Worlds Collide: Kosher Vegetarian Indian Food at Chennai Garden

Since I’ve moved to New York, I’ve lived a bifurcated life. There’s my downtown NYU life and my “uptown” Chelsea life. My downtown NYU life involves a bevy of new friends, classes, teachers, projects, plays, meals and exotic dancers. My “uptown” Chelsea life involves Lolita (my cat) and my “old school” school friends—namely, Lisa. I’ve been neglecting Lisa lately. Don’t you miss her? I know I do.

So last night, worlds collided. I invited Kirk (my new school friend) to dine with Lisa and myself. Would these two get along? The risk was great. After all, Lisa is peppy and energetic and Kirk wears greens and blues and tends to put his finger on his chin and not smile:


Yet, there was magic in the air. We all clicked terrifically. And what better way to honor such an unexpected union than to eat Kosher Vegetarian Indian food at Chennai Garden?


Seems strange, the fusion of kosher and vegetarian. But Lisa has a theory:

“Honestly,” says Lisa, “it’s not that hard to make vegetarian food kosher. Because you already don’t have to deal with meat.”

She has a point. And with a few small changes (mostly dairy-related, I imagine) vegetarian Indian restaurants can broaden their clientele. Hence the kosher.

So, anyway, why Chennai Garden? Why now?

I read about it in New York Magazine and the Village Voice. Best Indian deal—all you can eat buffet at lunch. But we were going for dinner. Still, it was close to where I live. And that’s why.

What did we eat?

Ha, funny you should ask. To be honest, I didn’t keep my menu. I will now go to to see if I can find it so I can identify our food. (I’m not very good at identifying Indian Food…)

[During this pause, Adam goes to and discovers that Chennai Garden’s menu IS available. He consults it lovingly.]

So what did we eat?

I had Alu Palak: Savory Creamed Spinach with Potatoes.


Lisa had Alu Baingan: Potato & Eggplant with Tomato, Onion & Spices.


Kirk had Paneer Masala: Fresh Homemade Cheese in a Special Cream Sauce.


When I say “I had,” “Lisa had,” “Kirk had,” I don’t mean to imply that we each ate our own things.
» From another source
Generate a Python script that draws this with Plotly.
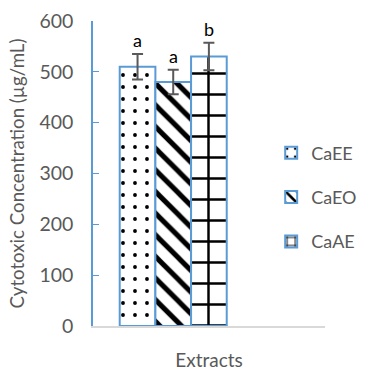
import plotly.graph_objects as go

categories = ["Extracts"]
series_names = ["CaEE", "CaEO", "CaAE"]
values = [510, 480, 530]
errors = [25, 24, 27]
letters = ["a", "a", "b"]
patterns = [".", "\\", "+"]
y_ticks = [0, 100, 200, 300, 400, 500, 600]

FONT = "Lato, 'Open Sans', sans-serif"
GREY = "#595959"
BLUE = "#5B9BD5"
BARGAP = 0.333

fig = go.Figure()
pat_cfg = {
    ".": dict(size=12, solidity=0.08),
    "\\": dict(size=15.3, solidity=0.33),
    "+": dict(size=21, solidity=0.22),
}
for i, name in enumerate(series_names):
    p = patterns[i]
    fig.add_trace(go.Bar(
        name=name,
        x=categories,
        y=[values[i]],
        legendgroup=name,
        marker=dict(
            color="white",
            line=dict(color=BLUE, width=2),
            pattern=dict(shape=p, fgcolor="black", bgcolor="white",
                         fgopacity=1, fillmode="overlay", **pat_cfg[p]),
        ),
        error_y=dict(type="data", array=[errors[i]], color=GREY,
                     thickness=2, width=5.5),
        offsetgroup=str(i),
    ))

fig.update_layout(
    width=368, height=371,
    margin=dict(l=93, r=6, t=21, b=45),
    paper_bgcolor="white", plot_bgcolor="white",
    barmode="group", bargap=BARGAP, bargroupgap=0,
    font=dict(family=FONT, color=GREY, size=17),
    showlegend=True,
    legend=dict(x=0.768, y=0.628, xanchor="left", yanchor="top",
                font=dict(size=18, color=GREY), tracegroupgap=18,
                itemwidth=30, bgcolor="rgba(0,0,0,0)"),
    xaxis=dict(
        range=[-0.5, 0.946], showticklabels=False, ticks="",
        showline=True, linecolor="#D9D9D9", linewidth=1.5,
        title=dict(text="Extracts", font=dict(size=19, color=GREY), standoff=27),
        showgrid=False, zeroline=False, automargin=False,
    ),
    yaxis=dict(
        range=[0, 600], tickvals=y_ticks, ticks="inside", ticklen=6,
        tickcolor=BLUE, showline=True, linecolor=BLUE, linewidth=1.5,
        showgrid=False, zeroline=False, automargin=False,
        tickfont=dict(size=19.5, color=GREY), ticklabelstandoff=14,
        title=dict(text="Cytotoxic Concentration (µg/mL)",
                   font=dict(size=18.7, color=GREY), standoff=10),
    ),
)

# significance letters above error bars
n = len(series_names)
group_w = 1 - BARGAP
bw = group_w / n
for i in range(n):
    xc = -group_w / 2 + bw * (i + 0.5)
    fig.add_annotation(x=xc, y=values[i] + errors[i], xref="x", yref="y",
                       text=letters[i], showarrow=False, yanchor="bottom",
                       yshift=1, font=dict(size=18, color="black", family=FONT))

fig.write_html(
    "out.html",
    config={"displayModeBar": False},
    post_script="document.body.style.margin='0';document.body.style.padding='0';"
                "document.body.style.overflow='hidden';",
)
I mean to imply that we shared but this is what each of us ordered when we ordered. We were also brought rice that had peas in it:


And we shared a bread that wasn’t nan, but may have been either Chappati, Pulka, or Poori. I’m afraid I don’t recall.
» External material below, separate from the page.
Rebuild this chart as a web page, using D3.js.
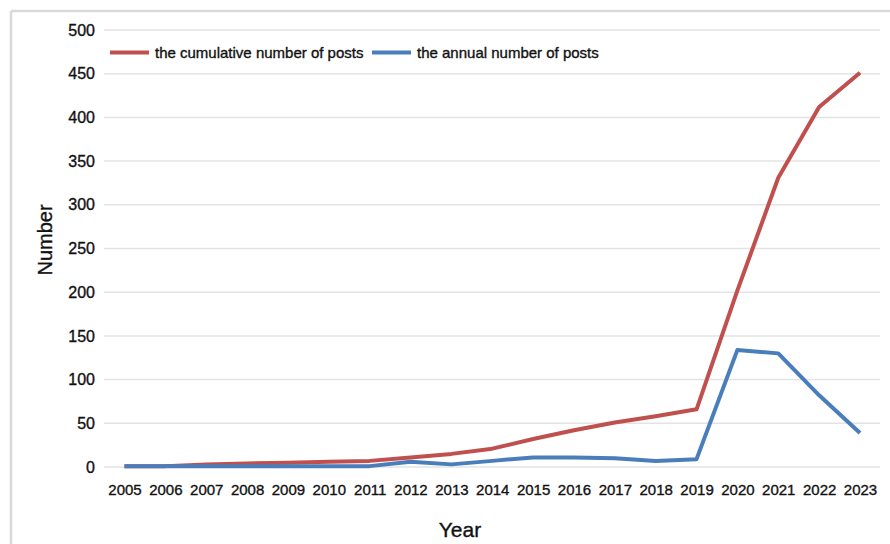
<!DOCTYPE html>
<html>
<head>
<meta charset="utf-8">
<script src="https://cdn.jsdelivr.net/npm/d3@7"></script>
<style>
  body { margin: 0; background: #fff; }
  svg { display: block; font-family: "Liberation Sans", Arial, sans-serif; }
  .lbl { stroke: #111; stroke-width: 0.35px; paint-order: stroke; }
</style>
</head>
<body>
<svg id="chart" width="890" height="544"></svg>
<script>
var years = ["2005", "2006", "2007", "2008", "2009", "2010", "2011", "2012", "2013", "2014",
             "2015", "2016", "2017", "2018", "2019", "2020", "2021", "2022", "2023"];
var cumulativePosts = [1, 1, 3, 4, 5, 6, 7, 11, 15, 21, 32, 42, 51, 58, 66, 202, 331, 412, 451];
var annualPosts = [1, 1, 1, 1, 1, 1, 1, 6, 3, 7, 11, 11, 10, 7, 9, 134, 130, 82, 39];
var yTicks = [0, 50, 100, 150, 200, 250, 300, 350, 400, 450, 500];

var redColor = "#c0504d";
var blueColor = "#4a7ebb";
var gridColor = "#e3e3e3";

var svg = d3.select("#chart");

// frame (top and left edges only)
svg.append("line").attr("x1", 11).attr("x2", 890).attr("y1", 11).attr("y2", 11)
    .attr("stroke", "#d9d9d9").attr("stroke-width", 2.5);
svg.append("line").attr("x1", 11).attr("x2", 11).attr("y1", 11).attr("y2", 544)
    .attr("stroke", "#d9d9d9").attr("stroke-width", 2.5);

var x = d3.scalePoint().domain(years).range([124.5, 860]);
var y = d3.scaleLinear().domain([0, 500]).range([467, 30]);

// gridlines
svg.append("g").selectAll("line").data(yTicks).enter().append("line")
    .attr("x1", 104).attr("x2", 880)
    .attr("y1", function(d) { return y(d); })
    .attr("y2", function(d) { return y(d); })
    .attr("stroke", gridColor).attr("stroke-width", 1.5);

// y axis labels
var yAxis = d3.axisLeft(y).tickValues(yTicks).tickSize(0).tickPadding(0);
svg.append("g").attr("transform", "translate(95,0)").call(yAxis)
    .call(function(g) { g.select(".domain").remove(); })
    .selectAll("text")
    .attr("class", "lbl")
    .attr("font-size", "16px").attr("fill", "#111").attr("font-family", null);

// x axis labels
var xAxis = d3.axisBottom(x).tickSize(0).tickPadding(0);
svg.append("g").attr("transform", "translate(0,484)").call(xAxis)
    .call(function(g) { g.select(".domain").remove(); })
    .selectAll("text")
    .attr("class", "lbl")
    .attr("font-size", "15px").attr("fill", "#111").attr("font-family", null)
    .attr("dy", "0.71em");

var line = d3.line()
    .x(function(d, i) { return x(years[i]); })
    .y(function(d) { return y(d); });

svg.append("path").datum(cumulativePosts)
    .attr("d", line).attr("fill", "none")
    .attr("stroke", redColor).attr("stroke-width", 4).attr("stroke-linejoin", "round");

svg.append("path").datum(annualPosts)
    .attr("d", line).attr("fill", "none")
    .attr("stroke", blueColor).attr("stroke-width", 4).attr("stroke-linejoin", "round");

// axis titles
svg.append("text")
    .attr("class", "lbl")
    .attr("transform", "translate(52,240) rotate(-90)")
    .attr("text-anchor", "middle")
    .attr("font-size", "20px").attr("fill", "#111")
    .text("Number");

svg.append("text")
    .attr("class", "lbl")
    .attr("x", 460).attr("y", 537)
    .attr("text-anchor", "middle")
    .attr("font-size", "21px").attr("fill", "#111")
    .text("Year");

// legend
var legendItems = [
    { label: "the cumulative number of posts", color: redColor, x: 110 },
    { label: "the annual number of posts", color: blueColor, x: 372 }
];
var legend = svg.append("g");
legendItems.forEach(function(item) {
    legend.append("line")
        .attr("x1", item.x).attr("x2", item.x + 39)
        .attr("y1", 52.5).attr("y2", 52.5)
        .attr("stroke", item.color).attr("stroke-width", 4);
    legend.append("text")
        .attr("class", "lbl")
        .attr("x", item.x + 45).attr("y", 57.5)
        .attr("font-size", "15px").attr("fill", "#111")
        .text(item.label);
});
</script>
</body>
</html>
Then Kirk made a daring move and ordered a mango Lassi for himself.

“Lassi,” I said, “what’s that?”

“Well,” said Kirk, “It’s a yogurt based drink. It’s sweet.”

“Oooh,” said Lisa, “I’ll have one too.”

Not to be a poor sport I said, “Oooh, me too.”

And soon we were greeted with creamy mangoey goodness:


I enjoyed my lassi, particularly for the undercurrent of coconut I detected.

Soon, the check came. Soon we paid. We were immersed in a conversation about eyeballs and Lasek surgery and near-sightedness vs. far-sightedness when the manager came over and asked us to leave.

“Did we do something wrong?” we pleaded.

“No,” he said kindly, “people are waiting for your table.”

We looked and there was a wait. So we left.

Where the evening went from there, I dare not reveal. I’ll merely suggest you rent a little movie starring Lara Flynn Boyle, Stephen Baldwin and Josh Charles if you catch my drift. You don’t? Ok, so we went to a bar and drank beer and watched the baseball game. (I say “the baseball game” as if that were something I would do normally. I realize most people might do this normally. Especially since it’s the World Series. But when you create my character profile in your brain, I don’t want you to think of me as someone who watches baseball games. I want you to think of me as someone who ends his posts abruptly and poetically.) Worlds collided, my friends. Worlds collided.